• **WHAT IS NEEDED**
Copy exactly the lines from the start of the material through the line with "yscale = alt.Scale(domain=[-0.30, 0.48], nice=False, zero=False)". Pictures stay out of the copy.

++++ DATASET EXCERPT

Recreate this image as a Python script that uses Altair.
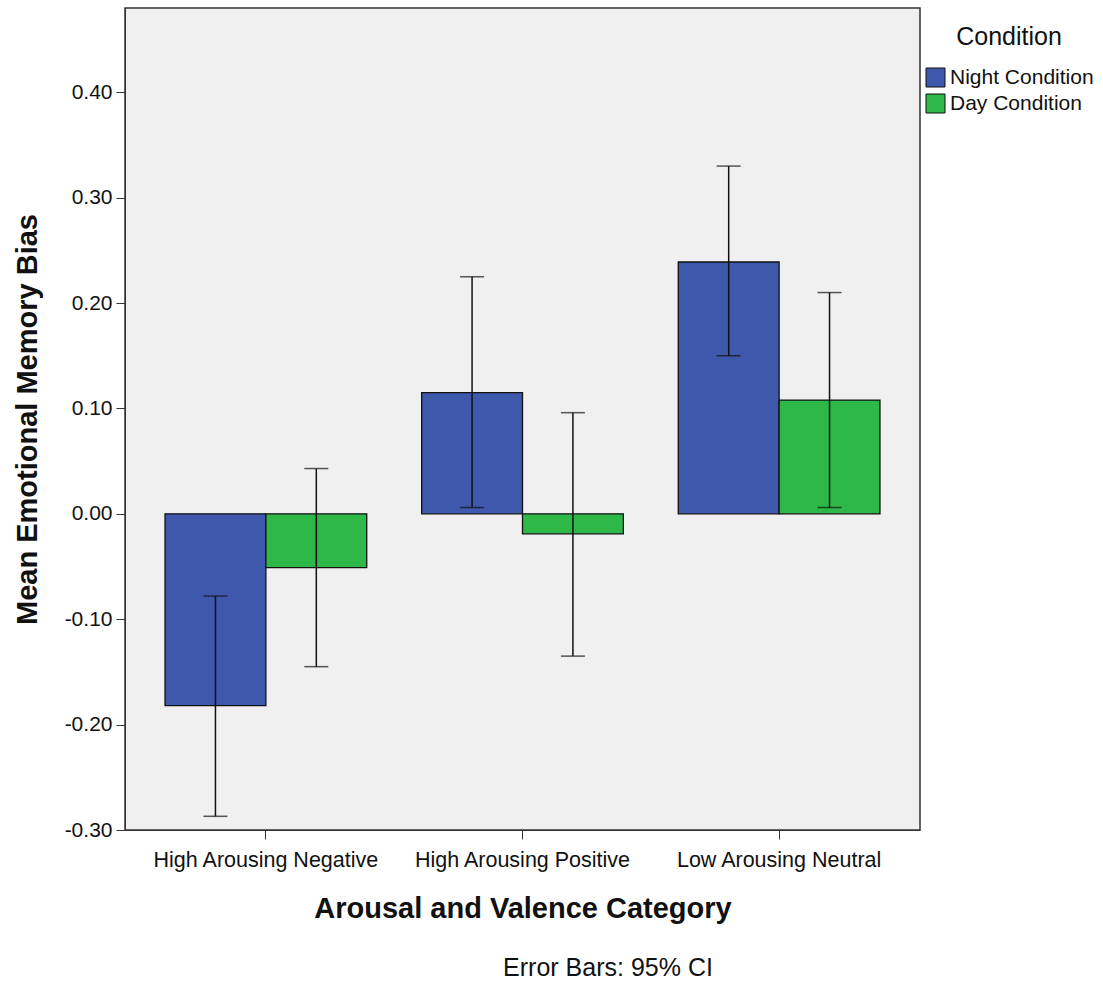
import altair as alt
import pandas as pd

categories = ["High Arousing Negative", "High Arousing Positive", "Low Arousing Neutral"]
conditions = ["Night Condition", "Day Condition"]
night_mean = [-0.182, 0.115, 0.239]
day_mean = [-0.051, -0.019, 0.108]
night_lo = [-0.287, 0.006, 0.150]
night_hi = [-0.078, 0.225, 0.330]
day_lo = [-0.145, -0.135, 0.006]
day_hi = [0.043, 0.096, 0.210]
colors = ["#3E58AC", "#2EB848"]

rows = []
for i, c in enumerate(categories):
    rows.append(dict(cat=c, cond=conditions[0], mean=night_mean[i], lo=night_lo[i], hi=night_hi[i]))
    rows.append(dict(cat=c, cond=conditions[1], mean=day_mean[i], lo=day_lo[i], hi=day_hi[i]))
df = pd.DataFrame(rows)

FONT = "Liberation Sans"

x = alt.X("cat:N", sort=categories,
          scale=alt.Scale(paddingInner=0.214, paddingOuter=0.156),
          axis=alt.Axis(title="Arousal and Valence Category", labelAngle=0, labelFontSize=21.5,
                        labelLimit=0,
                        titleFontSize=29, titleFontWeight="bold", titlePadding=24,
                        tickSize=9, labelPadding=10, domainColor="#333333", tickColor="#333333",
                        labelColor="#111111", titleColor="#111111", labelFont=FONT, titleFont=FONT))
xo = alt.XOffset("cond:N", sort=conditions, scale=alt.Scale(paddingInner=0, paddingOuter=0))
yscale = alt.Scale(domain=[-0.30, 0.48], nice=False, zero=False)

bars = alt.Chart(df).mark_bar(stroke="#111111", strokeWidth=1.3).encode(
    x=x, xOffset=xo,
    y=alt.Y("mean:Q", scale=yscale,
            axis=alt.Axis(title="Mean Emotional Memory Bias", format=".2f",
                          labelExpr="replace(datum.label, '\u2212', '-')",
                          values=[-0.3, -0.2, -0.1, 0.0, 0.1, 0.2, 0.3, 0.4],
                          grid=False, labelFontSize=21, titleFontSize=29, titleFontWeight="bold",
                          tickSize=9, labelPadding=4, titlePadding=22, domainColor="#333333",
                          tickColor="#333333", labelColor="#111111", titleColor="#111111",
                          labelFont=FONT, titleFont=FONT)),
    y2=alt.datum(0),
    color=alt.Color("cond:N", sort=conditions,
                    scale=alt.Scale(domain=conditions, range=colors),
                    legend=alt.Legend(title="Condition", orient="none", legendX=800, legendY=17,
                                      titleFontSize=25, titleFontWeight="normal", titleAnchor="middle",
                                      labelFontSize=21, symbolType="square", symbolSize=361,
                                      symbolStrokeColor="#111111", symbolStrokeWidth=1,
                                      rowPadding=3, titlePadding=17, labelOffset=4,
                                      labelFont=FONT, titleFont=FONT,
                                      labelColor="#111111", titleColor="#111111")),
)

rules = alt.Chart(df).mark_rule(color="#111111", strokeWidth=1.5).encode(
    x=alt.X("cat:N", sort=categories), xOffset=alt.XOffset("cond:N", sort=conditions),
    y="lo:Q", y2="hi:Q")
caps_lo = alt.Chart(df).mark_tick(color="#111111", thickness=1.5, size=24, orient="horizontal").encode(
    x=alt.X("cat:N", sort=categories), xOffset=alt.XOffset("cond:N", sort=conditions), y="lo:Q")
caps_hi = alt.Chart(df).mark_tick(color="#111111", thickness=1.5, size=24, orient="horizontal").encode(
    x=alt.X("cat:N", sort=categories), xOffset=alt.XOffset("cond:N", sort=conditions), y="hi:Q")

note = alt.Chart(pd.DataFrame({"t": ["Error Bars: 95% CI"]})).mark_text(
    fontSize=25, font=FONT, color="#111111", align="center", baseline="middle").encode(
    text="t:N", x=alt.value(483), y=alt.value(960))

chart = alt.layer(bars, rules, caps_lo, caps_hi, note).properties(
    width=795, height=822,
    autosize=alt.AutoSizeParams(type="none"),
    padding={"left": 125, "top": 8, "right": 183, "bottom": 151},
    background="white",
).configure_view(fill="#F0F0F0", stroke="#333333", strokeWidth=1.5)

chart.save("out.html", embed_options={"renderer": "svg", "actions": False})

++++++++

• **ANSWER TO THIS TASK**
Recreate this image as a Python script that uses Altair.
import altair as alt
import pandas as pd

categories = ["High Arousing Negative", "High Arousing Positive", "Low Arousing Neutral"]
conditions = ["Night Condition", "Day Condition"]
night_mean = [-0.182, 0.115, 0.239]
day_mean = [-0.051, -0.019, 0.108]
night_lo = [-0.287, 0.006, 0.150]
night_hi = [-0.078, 0.225, 0.330]
day_lo = [-0.145, -0.135, 0.006]
day_hi = [0.043, 0.096, 0.210]
colors = ["#3E58AC", "#2EB848"]

rows = []
for i, c in enumerate(categories):
    rows.append(dict(cat=c, cond=conditions[0], mean=night_mean[i], lo=night_lo[i], hi=night_hi[i]))
    rows.append(dict(cat=c, cond=conditions[1], mean=day_mean[i], lo=day_lo[i], hi=day_hi[i]))
df = pd.DataFrame(rows)

FONT = "Liberation Sans"

x = alt.X("cat:N", sort=categories,
          scale=alt.Scale(paddingInner=0.214, paddingOuter=0.156),
          axis=alt.Axis(title="Arousal and Valence Category", labelAngle=0, labelFontSize=21.5,
                        labelLimit=0,
                        titleFontSize=29, titleFontWeight="bold", titlePadding=24,
                        tickSize=9, labelPadding=10, domainColor="#333333", tickColor="#333333",
                        labelColor="#111111", titleColor="#111111", labelFont=FONT, titleFont=FONT))
xo = alt.XOffset("cond:N", sort=conditions, scale=alt.Scale(paddingInner=0, paddingOuter=0))
yscale = alt.Scale(domain=[-0.30, 0.48], nice=False, zero=False)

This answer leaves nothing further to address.